Risk 2 - System Vulnerabilities

  • System vulnerabilities are exploitable bugs in programs that attackers can use to infiltrate a computer system to steal data, take control of the system, or disrupt service operations.
  • Using vulnerabilities within the components of the operating system like the system kernel, libraries, and application tools; put the security of all services and data at significant risk.

Countermeasures -

  • System vulnerabilities can be handled by the administration of basic IT processes. Such as regular vulnerability scanning, prompt patch management, and a quick follow-up on reported system threats.
  • Vulnerability scanning is the automated process of those identifying security vulnerabilities of computing systems in a network.
  • A patch is a piece of software that update a computer program and its supporting data to fix or improve it.

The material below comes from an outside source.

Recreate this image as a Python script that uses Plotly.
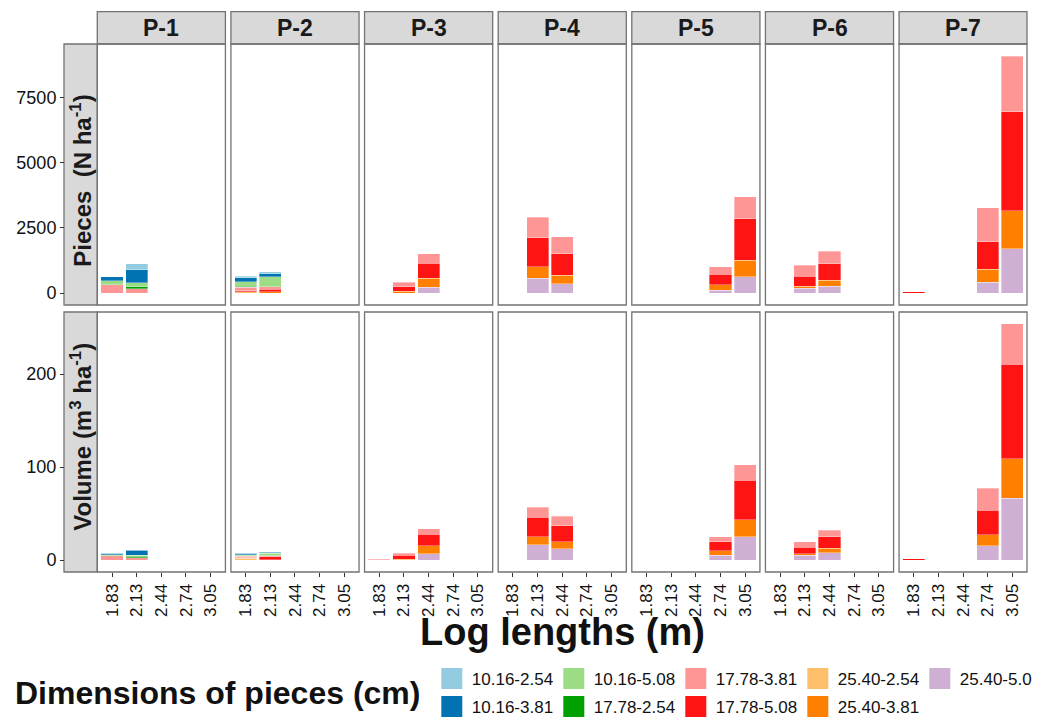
import plotly.graph_objects as go

# ---------------- data ----------------
lengths = ["1.83", "2.13", "2.44", "2.74", "3.05"]
plots = ["P-1", "P-2", "P-3", "P-4", "P-5", "P-6", "P-7"]
dims = ["10.16-2.54", "10.16-3.81", "10.16-5.08", "17.78-2.54", "17.78-3.81",
        "17.78-5.08", "25.40-2.54", "25.40-3.81", "25.40-5.0"]
dim_colors = ["#93CBE0", "#0173B2", "#9CDC85", "#00A000", "#FF9696",
              "#FF1414", "#FFBE6A", "#FF8000", "#D0AFD5"]

# Pieces (N ha-1): per plot, per dimension, values for each log length
pieces_p1 = {"10.16-2.54": [0, 240, 0, 0, 0], "10.16-3.81": [150, 490, 0, 0, 0],
             "10.16-5.08": [150, 150, 0, 0, 0], "17.78-2.54": [0, 88, 0, 0, 0],
             "17.78-3.81": [320, 165, 0, 0, 0]}
pieces_p2 = {"10.16-2.54": [50, 90, 0, 0, 0], "10.16-3.81": [165, 100, 0, 0, 0],
             "10.16-5.08": [165, 385, 0, 0, 0], "17.78-2.54": [50, 0, 0, 0, 0],
             "17.78-3.81": [128, 100, 0, 0, 0], "17.78-5.08": [30, 100, 0, 0, 0],
             "25.40-2.54": [60, 0, 0, 0, 0], "25.40-3.81": [0, 50, 0, 0, 0]}
pieces_p3 = {"17.78-3.81": [15, 180, 357, 0, 0], "17.78-5.08": [0, 180, 575, 0, 0],
             "25.40-3.81": [0, 65, 357, 0, 0], "25.40-5.0": [0, 0, 218, 0, 0]}
pieces_p4 = {"17.78-3.81": [0, 779, 664, 0, 0], "17.78-5.08": [0, 1124, 817, 0, 0],
             "25.40-3.81": [0, 434, 332, 0, 0], "25.40-5.0": [0, 575, 358, 0, 0]}
pieces_p5 = {"17.78-3.81": [0, 0, 0, 281, 843], "17.78-5.08": [0, 0, 0, 408, 1583],
             "25.40-3.81": [0, 0, 0, 217, 626], "25.40-5.0": [0, 0, 0, 102, 638]}
pieces_p6 = {"17.78-3.81": [0, 433, 465, 0, 0], "17.78-5.08": [0, 367, 640, 0, 0],
             "25.40-3.81": [0, 88, 235, 0, 0], "25.40-5.0": [0, 185, 260, 0, 0]}
pieces_p7 = {"17.78-3.81": [0, 0, 0, 1302, 2119], "17.78-5.08": [60, 0, 0, 1060, 3805],
             "25.40-3.81": [0, 0, 0, 498, 1455], "25.40-5.0": [0, 0, 0, 421, 1698]}

# Volume (m3 ha-1)
volume_p1 = {"10.16-2.54": [0, 0.7, 0, 0, 0], "10.16-3.81": [1.2, 5.0, 0, 0, 0],
             "10.16-5.08": [1.5, 1.2, 0, 0, 0], "17.78-2.54": [0, 1.8, 0, 0, 0],
             "17.78-3.81": [4.5, 2.5, 0, 0, 0]}
volume_p2 = {"10.16-2.54": [0.3, 0.6, 0, 0, 0], "10.16-3.81": [1.2, 1.2, 0, 0, 0],
             "10.16-5.08": [1.6, 2.8, 0, 0, 0], "17.78-2.54": [0.5, 0, 0, 0, 0],
             "17.78-3.81": [1.3, 1.0, 0, 0, 0], "17.78-5.08": [0.4, 3.0, 0, 0, 0],
             "25.40-2.54": [2.3, 0, 0, 0, 0], "25.40-3.81": [0, 0.6, 0, 0, 0]}
volume_p3 = {"17.78-3.81": [1.2, 1.9, 6.1, 0, 0], "17.78-5.08": [0, 4.3, 12.1, 0, 0],
             "25.40-3.81": [0, 1.2, 8.9, 0, 0], "25.40-5.0": [0, 0, 6.8, 0, 0]}
volume_p4 = {"17.78-3.81": [0, 11.0, 10.3, 0, 0], "17.78-5.08": [0, 20.7, 17.5, 0, 0],
             "25.40-3.81": [0, 8.9, 7.5, 0, 0], "25.40-5.0": [0, 16.4, 12.1, 0, 0]}
volume_p5 = {"17.78-3.81": [0, 0, 0, 5.3, 16.4], "17.78-5.08": [0, 0, 0, 9.6, 42.4],
             "25.40-3.81": [0, 0, 0, 5.0, 18.2], "25.40-5.0": [0, 0, 0, 5.3, 25.3]}
volume_p6 = {"17.78-3.81": [0, 6.1, 6.8, 0, 0], "17.78-5.08": [0, 6.8, 12.5, 0, 0],
             "25.40-3.81": [0, 1.8, 5.0, 0, 0], "25.40-5.0": [0, 5.3, 7.8, 0, 0]}
volume_p7 = {"17.78-3.81": [0, 0, 0, 23.2, 43.8], "17.78-5.08": [1.4, 0, 0, 26.4, 101.3],
             "25.40-3.81": [0, 0, 0, 11.8, 42.4], "25.40-5.0": [0, 0, 0, 15.7, 66.7]}

pieces = [pieces_p1, pieces_p2, pieces_p3, pieces_p4, pieces_p5, pieces_p6, pieces_p7]
volume = [volume_p1, volume_p2, volume_p3, volume_p4, volume_p5, volume_p6, volume_p7]

pieces_ticks = [0, 2500, 5000, 7500]
volume_ticks = [0, 100, 200]

# ---------------- layout geometry (pixels) ----------------
W, H = 1047, 723
ML, MR, MT, MB = 64, 19.5, 44, 151
PW = W - ML - MR
PH = H - MT - MB
PANEL_L, STEP, PANEL_W = 97.3, 133.7, 128.2
ROW_DOM = [(267 / PH, 1.0), (0.0, 260 / PH)]   # top row, bottom row
FONT = "Liberation Sans, Arial, sans-serif"
BORDER = "#737373"


def clamp(v):
    return max(0.0, min(1.0, v))


def px_x(p):
    return (p - ML) / PW


def px_y(p):
    return (H - MB - p) / PH


fig = go.Figure()
layout = {}
shapes = []
annotations = []

y_ranges = [[-455, 9555], [-12.7, 266.7]]

for r, data in enumerate([pieces, volume]):
    for c in range(7):
        k = r * 7 + c + 1
        xa = "x" if k == 1 else f"x{k}"
        ya = "y" if k == 1 else f"y{k}"
        x0 = clamp(px_x(PANEL_L + c * STEP))
        x1 = clamp(px_x(PANEL_L + c * STEP + PANEL_W))
        panel = data[c]
        for d in reversed(range(len(dims))):
            name = dims[d]
            if name not in panel:
                continue
            fig.add_trace(go.Bar(
                x=lengths, y=panel[name], name=name, xaxis=xa, yaxis=ya,
                marker=dict(color=dim_colors[d],
                            line=dict(color="rgba(255,255,255,0.55)", width=0.6)),
                width=0.9, showlegend=False))
        xkey = "xaxis" if k == 1 else f"xaxis{k}"
        ykey = "yaxis" if k == 1 else f"yaxis{k}"
        bottom = (r == 1)
        layout[xkey] = dict(
            domain=[x0, x1], anchor=ya, type="category",
            categoryorder="array", categoryarray=lengths,
            range=[-0.6, 4.6], showgrid=False, zeroline=False, showline=False,
            ticks="outside" if bottom else "", ticklen=4, tickcolor="#333",
            showticklabels=bottom, tickangle=-90,
            tickfont=dict(size=17, color="#111", family=FONT))
        ydict = dict(domain=[clamp(v) for v in ROW_DOM[r]], range=y_ranges[r],
                     showgrid=False, zeroline=False, showline=False)
        if c == 0:
            ydict.update(anchor="free", position=0, ticks="outside", ticklen=4,
                         tickcolor="#333", tickmode="array",
                         tickvals=pieces_ticks if r == 0 else volume_ticks,
                         tickfont=dict(size=18, color="#111", family=FONT))
        else:
            ydict.update(anchor=xa, showticklabels=False, ticks="",
                         matches="y" if r == 0 else "y8")
        layout[ykey] = ydict
        # panel border
        shapes.append(dict(type="rect", xref=f"{xa} domain", yref=f"{ya} domain",
                           x0=0, x1=1, y0=0, y1=1,
                           line=dict(color=BORDER, width=1.3), layer="above"))
        # top strips
        if r == 0:
            shapes.append(dict(type="rect", xref=f"{xa} domain", yref="paper",
                               x0=0, x1=1, y0=px_y(44), y1=px_y(11.7),
                               fillcolor="#D9D9D9",
                               line=dict(color=BORDER, width=1.3), layer="below"))
            annotations.append(dict(text=f"<b>{plots[c]}</b>", xref=f"{xa} domain",
                                    yref="paper", x=0.5, y=px_y(28),
                                    xanchor="center", yanchor="middle",
                                    showarrow=False,
                                    font=dict(size=23, color="#1a1a1a", family=FONT)))

# left strips
row_labels = ["<b>Pieces\u00a0\u00a0(N ha<sup>-1</sup>)</b>",
              "<b>Volume (m<sup>3</sup> ha<sup>-1</sup>)</b>"]
row_centres = [181, 437]
for r in range(2):
    y0, y1 = ROW_DOM[r]
    shapes.append(dict(type="rect", xref="paper", yref="paper",
                       x0=0, x1=px_x(97.3), y0=y0, y1=y1, fillcolor="#D9D9D9",
                       line=dict(color=BORDER, width=1.3), layer="below"))
    annotations.append(dict(text=row_labels[r], xref="paper", yref="paper",
                            x=px_x(80.7), y=px_y(row_centres[r]), textangle=-90,
                            xanchor="center", yanchor="middle",
                            showarrow=False,
                            font=dict(size=24, color="#1a1a1a", family=FONT)))

# axis title
annotations.append(dict(text="<b>Log lengths (m)</b>", xref="paper", yref="paper",
                        x=px_x(563), y=px_y(632), xanchor="center", yanchor="middle",
                        showarrow=False,
                        font=dict(size=38, color="#111", family=FONT)))
# legend title
annotations.append(dict(text="<b>Dimensions of pieces (cm)</b>", xref="paper",
                        yref="paper", x=px_x(13), y=px_y(693), xanchor="left",
                        yanchor="middle", showarrow=False,
                        font=dict(size=32, color="#111", family=FONT)))

# legend entries (two rows, filled column by column)
row1 = [0, 2, 4, 6, 8]
row2 = [1, 3, 5, 7]
for lg, idxs in (("legend", row1), ("legend2", row2)):
    for d in idxs:
        fig.add_trace(go.Scatter(
            x=[None], y=[None], mode="markers", name=dims[d], legend=lg,
            marker=dict(symbol="square", size=16, color=dim_colors[d],
                        line=dict(color=dim_colors[d], width=5)),
            showlegend=True, hoverinfo="skip"))

leg_common = dict(orientation="h", xanchor="left", yanchor="middle",
                  entrywidth=77, entrywidthmode="pixels", traceorder="normal",
                  bgcolor="rgba(0,0,0,0)", itemclick=False, itemdoubleclick=False,
                  font=dict(size=17, color="#111", family=FONT), tracegroupgap=0)

fig.update_layout(
    width=W, height=H,
    margin=dict(l=ML, r=MR, t=MT, b=MB, autoexpand=False),
    paper_bgcolor="white", plot_bgcolor="white",
    barmode="stack", bargap=0.1,
    showlegend=True,
    font=dict(family=FONT, color="#111"),
    legend=dict(x=px_x(432), y=px_y(679), **leg_common),
    legend2=dict(x=px_x(432), y=px_y(707), **leg_common),
    shapes=shapes, annotations=annotations,
    **layout)

fig.write_html("out.html", config={"displayModeBar": False})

This includes fixing security vulnerabilities and other bugs.
  • Such patches are generally called bugfixes or bug fixes, and improve usability or performance.

Risk 3 - Account Hijacking

  • It is an old method in which credentials and passwords are reused, to increase the impact of such attacks.
  • In this attacker intrudes into the user's credentials, the attacker then eavesdrops user's activities and transactions, which allows the attacker to manipulate the user's data, return falsified information, and redirect clients of users to illegitimate sites.

Countermeasures -

  • The organization should avoid the sharing of account credentials between the users and services.
  • Apply two-factor authentication techniques where ever possible.
  • All accounts and activities of the account should be monitored and traceable to the actual owner of the account.

Risk 4 - Permanent Data Loss

  • Permanent data loss because of cloud service providers' fault is a very rare incident.
  • But still, there is a little bit chance of permanent data loss in the cloud because of some unethical hackers that try to delete cloud data permanently to harm businesses and any sudden, unexpected natural calamities can destroy cloud data centers.

Countermeasures -

  • Users can encrypt data before uploading into the cloud, and then users must carefully protect the encryption key because, once the key is lost, so the data is also lost.
  • Some cloud providers distribute data and applications across multiple zones for more protection.
  • Apply various data backup measures and disaster recovery models.
  • Daily data backup and off-site storage play a vital role to avoid permanent data loss.

Risk 5 - Denial of Service (DoS)

  • It is the most common attack in which authorized users can not able to access their data or their applications.
  • When the cloud faces a DoS attack, the targeted cloud service consumes inordinate amounts of finite system resources such as processor power, memory, disk space, or network bandwidth.
  • This causes an intolerable system slowdown and leaves all authorized service users confused and angry as to why the service is not responding.
  • DoS attacks utilize large amounts of processing power, a bill the user, unfortunately, has to pay.

Countermeasures -

  • No way can completely prevent DoS attacks but some measures can reduce the risk of DoS attacks in the cloud.
  • Use DoS attack detection technology.
  • Intrusion prevention systems and firewall manufacturers now offer DoS protection technologies that include signature detection and connection verification techniques to limit the success of DoS attacks.
  • Use throttling and rate-limiting technologies that can reduce the effects of a DoS attack.